[Rows from a dataset of charts and code]
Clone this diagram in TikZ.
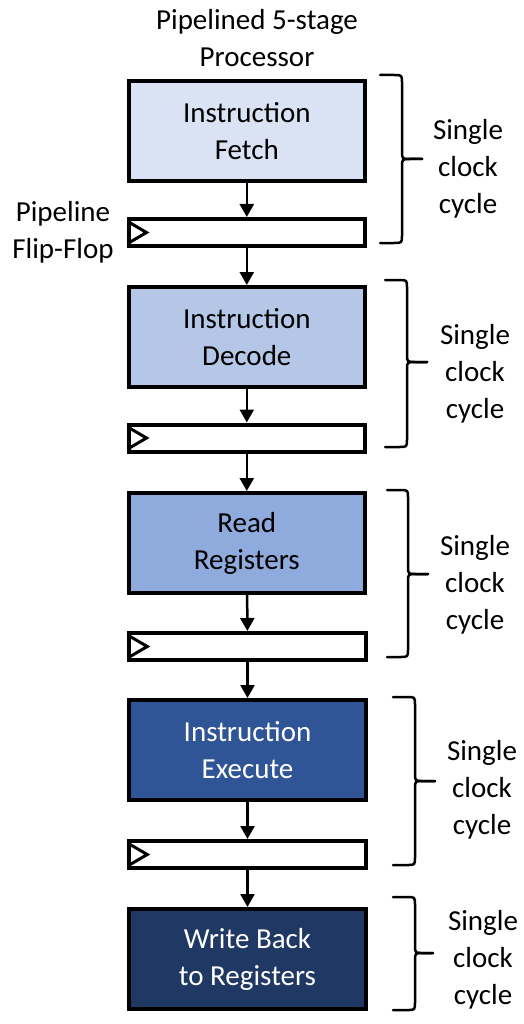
\documentclass[tikz,border=0pt]{standalone}
\usepackage{fontspec}
\setmainfont{Carlito}
\usetikzlibrary{arrows.meta,calc}
\definecolor{c1}{HTML}{DAE3F3}
\definecolor{c2}{HTML}{B4C7E7}
\definecolor{c3}{HTML}{8FAADC}
\definecolor{c4}{HTML}{2F5597}
\definecolor{c5}{HTML}{203864}
\newcommand{\cbrace}[6]{%
  \draw[bracestyle] (#1,#4) -- ({#2-8},#4) .. controls (#2,#4) .. (#2,{#4+8}) -- (#2,{#5-8}) .. controls (#2,#5) .. ({#2+8},#5) -- (#3,#5);
  \draw[bracestyle] (#3,#5) -- ({#2+8},#5) .. controls (#2,#5) .. (#2,{#5+8}) -- (#2,{#6-8}) .. controls (#2,#6) .. ({#2-8},#6) -- (#1,#6);}
\begin{document}
\begin{tikzpicture}[x=1pt,y=-1pt,
  every node/.style={font=\fontsize{29}{37}\selectfont, align=center, inner sep=0pt},
  stage/.style={draw=black, line width=4pt, minimum width=236.5pt, minimum height=100pt},
  ffbox/.style={draw=black, fill=white, line width=4pt, minimum width=236.5pt, minimum height=27pt},
  ffclk/.style={line width=3pt, line join=miter},
  flow/.style={line width=2.5pt, -{Triangle[length=13pt,width=14pt]}},
  bracestyle/.style={line width=2.5pt, line cap=round, line join=round},
  cyc/.style={text=black}]
\useasboundingbox (0,0) rectangle (524,1024);
\fill[white] (0,0) rectangle (524,1024);

\node (title) at (257,38.5) {Pipelined 5-stage\\Processor};
\node (fflabel) at (63,232.5) {Pipeline\\Flip-Flop};

\node[stage, fill=c1] (s1) at (246.8,131) {Instruction\\Fetch};
\node[ffbox] (f1) at (246.8,232.5) {};
\node[stage, fill=c2] (s2) at (246.8,337) {Instruction\\Decode};
\node[ffbox] (f2) at (246.8,438) {};
\node[stage, fill=c3] (s3) at (246.8,543) {Read\\Registers};
\node[ffbox] (f3) at (247.5,646.5) {};
\node[stage, fill=c4, text=white] (s4) at (247.5,750) {Instruction\\Execute};
\node[ffbox] (f4) at (247.5,854.5) {};
\node[stage, fill=c5, text=white] (s5) at (247.5,959) {Write Back\\to Registers};

\foreach \f in {f1,f2,f3,f4}{
  \draw[ffclk] ($(\f.west)+(2,-10.5)$) -- ($(\f.west)+(20,0)$) -- ($(\f.west)+(2,10.5)$);
}

\draw[flow] (s1) -- (f1);
\draw[flow] (f1) -- (s2);
\draw[flow] (s2) -- (f2);
\draw[flow] (f2) -- (s3);
\draw[flow] (s3) -- (f3);
\draw[flow] (f3) -- (s4);
\draw[flow] (s4) -- (f4);
\draw[flow] (f4) -- (s5);

\cbrace{380}{402}{422}{75}{159}{243}
\cbrace{385}{407}{427}{280}{362}{447}
\cbrace{387}{408}{428}{490}{574}{657}
\cbrace{393}{415}{435}{697}{781}{865}
\cbrace{393}{415}{433}{897}{953}{1010}

\node[cyc] (t1) at (468,169) {Single\\clock\\cycle};
\node[cyc] (t2) at (475,374) {Single\\clock\\cycle};
\node[cyc] (t3) at (475,585) {Single\\clock\\cycle};
\node[cyc] (t4) at (482,790) {Single\\clock\\cycle};
\node[cyc] (t5) at (483,960) {Single\\clock\\cycle};
\end{tikzpicture}
\end{document}
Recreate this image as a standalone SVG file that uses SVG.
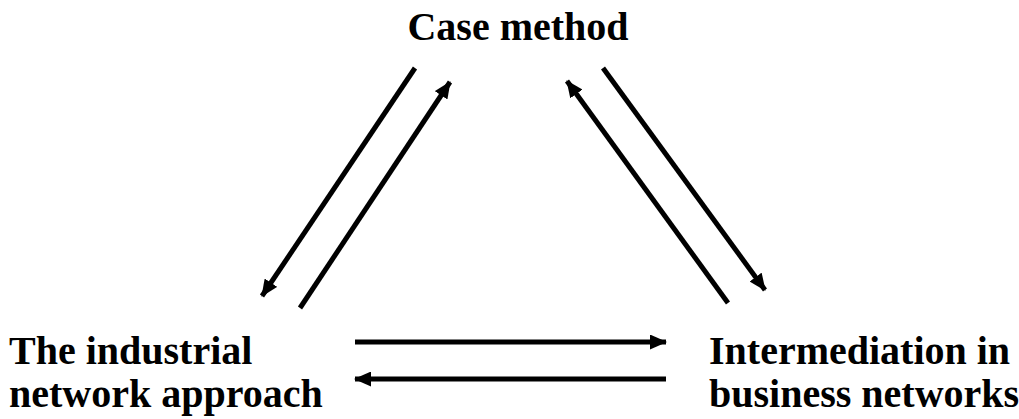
<svg xmlns="http://www.w3.org/2000/svg" width="1019" height="419" viewBox="0 0 1019 419">
  <style>
    .label { font-family: "Liberation Serif", "Times New Roman", serif; font-weight: bold; font-size: 40px; fill: #000; }
    .link { stroke: #000; stroke-width: 5; fill: none; marker-end: url(#head); }
  </style>
  <defs>
    <marker id="head" markerUnits="userSpaceOnUse" markerWidth="17" markerHeight="15" refX="16" refY="7.5" orient="auto">
      <path d="M0,0 L17,7.5 L0,15 Z" fill="#000"/>
    </marker>
  </defs>
  <rect width="1019" height="419" fill="#fff"/>

  <g id="case-method">
    <text class="label" x="518" y="40" text-anchor="middle">Case method</text>
  </g>
  <g id="industrial-network-approach">
    <text class="label" x="9" y="364">The industrial</text>
    <text class="label" x="9" y="407">network approach</text>
  </g>
  <g id="intermediation">
    <text class="label" x="709" y="364">Intermediation in</text>
    <text class="label" x="709" y="407">business networks</text>
  </g>

  <g id="connectors">
    <line class="link" x1="415" y1="68" x2="262" y2="296"/>
    <line class="link" x1="300" y1="308" x2="450" y2="82"/>
    <line class="link" x1="728" y1="303" x2="567" y2="81"/>
    <line class="link" x1="603" y1="68" x2="765" y2="290"/>
    <line class="link" x1="355" y1="342" x2="666" y2="342"/>
    <line class="link" x1="666" y1="379" x2="355" y2="379"/>
  </g>
</svg>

§ AIM OF THE EXERCISE: Reproduce precisely the lines of the listing above, from the line containing "Recreate this image" to the last line, both ends included. Pictures are to be omitted.

§ TASK RESULT:
Recreate this image as a standalone SVG file that uses SVG.
<svg xmlns="http://www.w3.org/2000/svg" width="1019" height="419" viewBox="0 0 1019 419">
  <style>
    .label { font-family: "Liberation Serif", "Times New Roman", serif; font-weight: bold; font-size: 40px; fill: #000; }
    .link { stroke: #000; stroke-width: 5; fill: none; marker-end: url(#head); }
  </style>
  <defs>
    <marker id="head" markerUnits="userSpaceOnUse" markerWidth="17" markerHeight="15" refX="16" refY="7.5" orient="auto">
      <path d="M0,0 L17,7.5 L0,15 Z" fill="#000"/>
    </marker>
  </defs>
  <rect width="1019" height="419" fill="#fff"/>

  <g id="case-method">
    <text class="label" x="518" y="40" text-anchor="middle">Case method</text>
  </g>
  <g id="industrial-network-approach">
    <text class="label" x="9" y="364">The industrial</text>
    <text class="label" x="9" y="407">network approach</text>
  </g>
  <g id="intermediation">
    <text class="label" x="709" y="364">Intermediation in</text>
    <text class="label" x="709" y="407">business networks</text>
  </g>

  <g id="connectors">
    <line class="link" x1="415" y1="68" x2="262" y2="296"/>
    <line class="link" x1="300" y1="308" x2="450" y2="82"/>
    <line class="link" x1="728" y1="303" x2="567" y2="81"/>
    <line class="link" x1="603" y1="68" x2="765" y2="290"/>
    <line class="link" x1="355" y1="342" x2="666" y2="342"/>
    <line class="link" x1="666" y1="379" x2="355" y2="379"/>
  </g>
</svg>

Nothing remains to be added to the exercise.